The next day, we interviewed Marci. There were no dumb questions. She willingly discussed who the people were who came to her, what they were seeking, and her role in helping them align their bodies with their minds. We realized the story of Trinidad and Marci's practice had not been told. Eventually, we met Laura and Sabrina, two of Marci's patients, who had moved to Trinidad to open Morning Glow, a bed-and-breakfast/ recovery home for post-operative patients. At that point, the documentary took on a life of its own.

Many films dealing with transgender issues focus on "before and after" stories or the surgical aspects of the transition. While these are elements of any post-operative transsexual individual's history (and thus included in Trinidad), they are also the most sensational.
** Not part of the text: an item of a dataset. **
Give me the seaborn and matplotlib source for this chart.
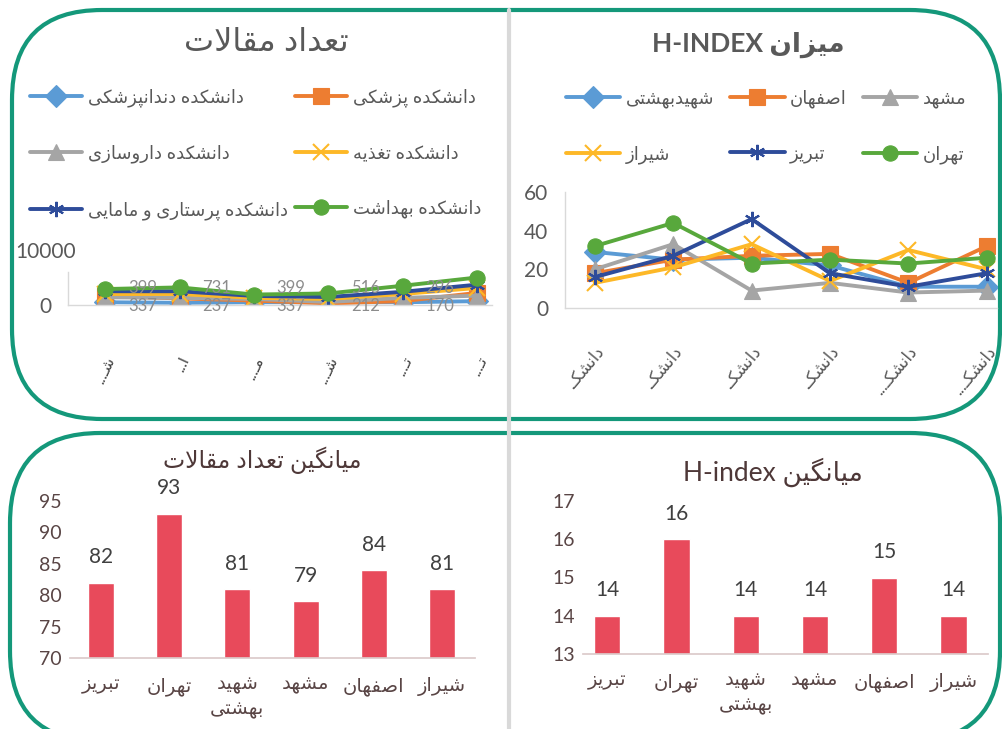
import pandas as pd
import seaborn as sns
import matplotlib.pyplot as plt
from matplotlib.patches import FancyBboxPatch
from matplotlib.lines import Line2D

# matplotlib has no Arabic shaping, so join the Persian letters by hand
DUAL = {'ب': 0xFE8F, 'ت': 0xFE95, 'ث': 0xFE99, 'ج': 0xFE9D, 'ح': 0xFEA1, 'خ': 0xFEA5,
        'س': 0xFEB1, 'ش': 0xFEB5, 'ص': 0xFEB9, 'ض': 0xFEBD, 'ط': 0xFEC1, 'ظ': 0xFEC5,
        'ع': 0xFEC9, 'غ': 0xFECD, 'ف': 0xFED1, 'ق': 0xFED5, 'ل': 0xFEDD, 'م': 0xFEE1,
        'ن': 0xFEE5, 'ه': 0xFEE9, 'ي': 0xFEF1, 'پ': 0xFB56, 'چ': 0xFB7A, 'ک': 0xFB8E,
        'گ': 0xFB92, 'ی': 0xFBFC}
RIGHT = {'ا': 0xFE8D, 'آ': 0xFE81, 'د': 0xFEA9, 'ذ': 0xFEAB, 'ر': 0xFEAD, 'ز': 0xFEAF,
         'ژ': 0xFB8A, 'و': 0xFEED}
TATWEEL = 'ـ'


def joins_next(c):
    return c in DUAL or c == TATWEEL


def joins_prev(c):
    return c in DUAL or c in RIGHT or c == TATWEEL


def shape_word(word):
    out = []
    i = 0
    while i < len(word):
        c = word[i]
        prev = word[i - 1] if i > 0 else ''
        nxt = word[i + 1] if i + 1 < len(word) else ''
        jp = bool(prev) and joins_prev(c) and joins_next(prev)
        if c == 'ل' and nxt == 'ا':
            out.append(chr(0xFEFC if jp else 0xFEFB))
            i += 2
            continue
        jn = bool(nxt) and joins_next(c) and joins_prev(nxt)
        if c in DUAL:
            out.append(chr(DUAL[c] + (3 if jp and jn else 1 if jp else 2 if jn else 0)))
        elif c in RIGHT:
            out.append(chr(RIGHT[c] + (1 if jp else 0)))
        else:
            out.append(c)
        i += 1
    return ''.join(out)


def fa(text):
    lines = []
    for line in text.split('\n'):
        words = []
        for w in line.split(' '):
            if any(ch in DUAL or ch in RIGHT for ch in w):
                words.append(shape_word(w)[::-1])
            else:
                words.append(w)
        lines.append(' '.join(words[::-1]))
    return '\n'.join(lines)


# ---------------- data ----------------
cities = ['شهیدبهشتی', 'اصفهان', 'مشهد', 'شیراز', 'تبریز', 'تهران']
faculties = ['دانشکده دندانپزشکی', 'دانشکده پزشکی', 'دانشکده داروسازی',
             'دانشکده تغذیه', 'دانشکده پرستاری و مامایی', 'دانشکده بهداشت']

# number of articles, x = universities, one series per faculty
city_ticks = ['شـ...', 'ا...', 'مـ...', 'شـ...', 'تـ...', 'تـ...']
art_dentistry = [500, 400, 500, 500, 500, 700]
art_medicine = [1600, 1200, 800, 300, 700, 2200]
art_pharmacy = [1400, 1300, 1100, 550, 1300, 1700]
art_nutrition = [2000, 2000, 1300, 1100, 2000, 3100]
art_nursing = [2500, 2500, 1650, 1450, 2400, 3700]
art_health = [2900, 3200, 1900, 2100, 3500, 5000]
labels_upper = [399, 731, 399, 516, 296]
labels_lower = [337, 237, 337, 212, 170]

# H-index, x = faculties, one series per university
faculty_ticks = ['دانشکـ.', 'دانشکـ.', 'دانشکـ.', 'دانشکـ.', 'دانشکـ...', 'دانشکـ...']
h_shahid = [29, 25, 26, 22, 11, 11]
h_isfahan = [18, 25, 27, 28, 13, 32]
h_mashhad = [20, 33, 9, 13, 8, 9]
h_shiraz = [13, 21, 33, 14, 30, 20]
h_tabriz = [16, 27, 46, 18, 11, 18]
h_tehran = [32, 44, 23, 25, 23, 26]

bar_cities = ['تبریز', 'تهران', 'شهید\nبهشتی', 'مشهد', 'اصفهان', 'شیراز']
mean_articles = [82, 93, 81, 79, 84, 81]
mean_hindex = [14, 16, 14, 14, 15, 14]

colors = ['#5B9BD5', '#ED7D31', '#A5A5A5', '#FDB827', '#2E4C9A', '#58A83C']
markers = ['D', 's', '^', 'x', (6, 2, 0), 'o']

sns.set_theme(style='white')
plt.rcParams['font.family'] = ['Lato', 'DejaVu Sans']

W, H = 1002, 729
fig = plt.figure(figsize=(W / 100, H / 100), dpi=100)


def px_axes(x0, y0, x1, y1):
    # axes from pixel box (top-left origin)
    return fig.add_axes([x0 / W, 1 - y1 / H, (x1 - x0) / W, (y1 - y0) / H])


def draw_lines(ax, series, names, ms):
    for vals, name, col, mk in zip(series, names, colors, markers):
        df = pd.DataFrame({'x': range(len(vals)), 'y': vals})
        sns.lineplot(data=df, x='x', y='y', ax=ax, color=col, marker=mk, markersize=ms,
                     linewidth=2.8, markeredgecolor=col, markeredgewidth=1.5 if mk in ('x', (6, 2, 0)) else 0.8,
                     label=fa(name), legend=False)


def style_line_axes(ax):
    sns.despine(ax=ax, top=True, right=True)
    for s in ('left', 'bottom'):
        ax.spines[s].set_color('#d9d9d9')
        ax.spines[s].set_linewidth(1)
    ax.set_xlabel('')
    ax.set_ylabel('')
    ax.tick_params(length=0, colors='#595959')


# ---------- top left: تعداد مقالات ----------
ax1 = px_axes(68, 250, 492, 305)
art_series = [art_dentistry, art_medicine, art_pharmacy, art_nutrition, art_nursing, art_health]
draw_lines(ax1, art_series, faculties, 11)
style_line_axes(ax1)
ax1.set_ylim(0, 10000)
ax1.set_xlim(-0.5, 5.2)
ax1.set_yticks([0, 10000])
ax1.spines['left'].set_bounds(0, 6000)
ax1.tick_params(axis='y', labelsize=15, pad=16)
for t in ax1.get_yticklabels():
    t.set_horizontalalignment('center')
ax1.set_xticks(range(6))
ax1.set_xticklabels([fa(t) for t in city_ticks], rotation=65, ha='right', va='top',
                    rotation_mode='anchor', fontsize=11, color='#404040')
ax1.tick_params(axis='x', pad=36)
for i in range(5):
    ax1.text(i + 0.5, 3050, str(labels_upper[i]), ha='center', va='center', fontsize=12,
             color='#8c8c8c', zorder=5)
    ax1.text(i + 0.5, -150, str(labels_lower[i]), ha='center', va='center', fontsize=12,
             color='#8c8c8c', zorder=5)
h1 = ax1.get_lines()
order = [0, 2, 4, 1, 3, 5]
ax1.legend([h1[k] for k in order], [fa(faculties[k]) for k in order], ncol=2,
           loc='upper left', bbox_to_anchor=(30 / W, 1 - 88 / H), bbox_transform=fig.transFigure,
           frameon=False, fontsize=13, labelcolor='#595959', handlelength=2.9,
           handletextpad=0.3, labelspacing=2.1, columnspacing=0.4, borderpad=0, borderaxespad=0)

# ---------- top right: H-index ----------
ax2 = px_axes(565, 192, 997, 308)
h_series = [h_shahid, h_isfahan, h_mashhad, h_shiraz, h_tabriz, h_tehran]
draw_lines(ax2, h_series, cities, 11)
style_line_axes(ax2)
ax2.set_ylim(0, 60)
ax2.set_xlim(-0.38, 5.13)
ax2.set_yticks([0, 20, 40, 60])
ax2.tick_params(axis='y', labelsize=15, pad=12)
ax2.set_xticks(range(6))
ax2.set_xticklabels([fa(t) for t in faculty_ticks], rotation=50, ha='right', va='top',
                    rotation_mode='anchor', fontsize=12, color='#595959')
ax2.tick_params(axis='x', pad=26)
h2 = ax2.get_lines()
order = [0, 3, 1, 4, 2, 5]
ax2.legend([h2[k] for k in order], [fa(cities[k]) for k in order], ncol=3,
           loc='upper left', bbox_to_anchor=(566 / W, 1 - 89 / H), bbox_transform=fig.transFigure,
           frameon=False, fontsize=13, labelcolor='#595959', handlelength=3.0,
           handletextpad=0.3, labelspacing=2.1, columnspacing=0.9, borderpad=0, borderaxespad=0)


# ---------- bottom bars ----------
def draw_bars(ax, vals, ylim, yticks, xlim):
    df = pd.DataFrame({'city': bar_cities, 'v': vals})
    sns.barplot(data=df, x='city', y='v', order=bar_cities, color='#E84A5B', saturation=1,
                width=0.38, ax=ax)
    ax.set_ylim(*ylim)
    ax.set_xlim(*xlim)
    ax.set_yticks(yticks)
    ax.set_xticks(range(6))
    ax.set_xticklabels([fa(c) for c in bar_cities], fontsize=14, color='#594545', linespacing=1.45)
    ax.tick_params(length=0, colors='#594545')
    ax.tick_params(axis='y', labelsize=14, pad=6)
    ax.tick_params(axis='x', pad=14)
    ax.set_xlabel('')
    ax.set_ylabel('')
    sns.despine(ax=ax, left=True)
    ax.spines['bottom'].set_color('#dccaca')
    ax.bar_label(ax.containers[0], padding=11, fontsize=15, color='#404040')


ax3 = px_axes(70, 501, 475, 658)
draw_bars(ax3, mean_articles, (70, 95), [70, 75, 80, 85, 90, 95], (-0.45, 5.48))
ax4 = px_axes(583, 501, 988, 654)
draw_bars(ax4, mean_hindex, (13, 17), [13, 14, 15, 16, 17], (-0.35, 5.5))

# ---------- titles ----------
fig.text(266 / W, 1 - 42 / H, fa('تعداد مقالات'), ha='center', va='center', fontsize=23, color='#595959')
fig.text(748 / W, 1 - 45 / H, fa('میزان H-INDEX'), ha='center', va='center', fontsize=19,
         fontweight='bold', color='#595959')
fig.text(262 / W, 1 - 460 / H, fa('میانگین تعداد مقالات'), ha='center', va='center', fontsize=17,
         color='#4e3838')
fig.text(773 / W, 1 - 472 / H, fa('میانگین H-index'), ha='center', va='center', fontsize=19,
         color='#4e3838')

# ---------- panel frames ----------
green = '#14987A'
fig.add_artist(FancyBboxPatch((0.12, 3.10), 9.88, 4.09, boxstyle='round,pad=0,rounding_size=0.9',
                              transform=fig.dpi_scale_trans, fill=False, ec=green, lw=3, zorder=0))
fig.add_artist(FancyBboxPatch((0.10, -0.12), 9.90, 3.08, boxstyle='round,pad=0,rounding_size=0.9',
                              transform=fig.dpi_scale_trans, fill=False, ec=green, lw=3, zorder=0))
fig.add_artist(Line2D([5.09, 5.09], [0, 7.19], transform=fig.dpi_scale_trans, color='#d9d9d9',
                      lw=3, zorder=0))

fig.savefig('out.png', dpi=100)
We feel presenting the women in Trinidad in their everyday lives uncover concerns and challenges everyone faces: acceptance, sense of self and the need to be who you are. We hope Trinidad helps viewers witness the significance of these women's struggles, and encourages thought about their experiences and respect for their differences. We hope viewers will see an aspect of themselves in Marci, Sabrina and Laura.

Ultimately, we hope Trinidad helps viewers see beyond surface differences to the deeper elements of who we are as individuals. As Sabrina so eloquently states, "When people look at me, I hope they think, ‘If she has the guts to be who she is, then I should have the guts to be who I am.'" The experience of making Trinidad has certainly taught us that.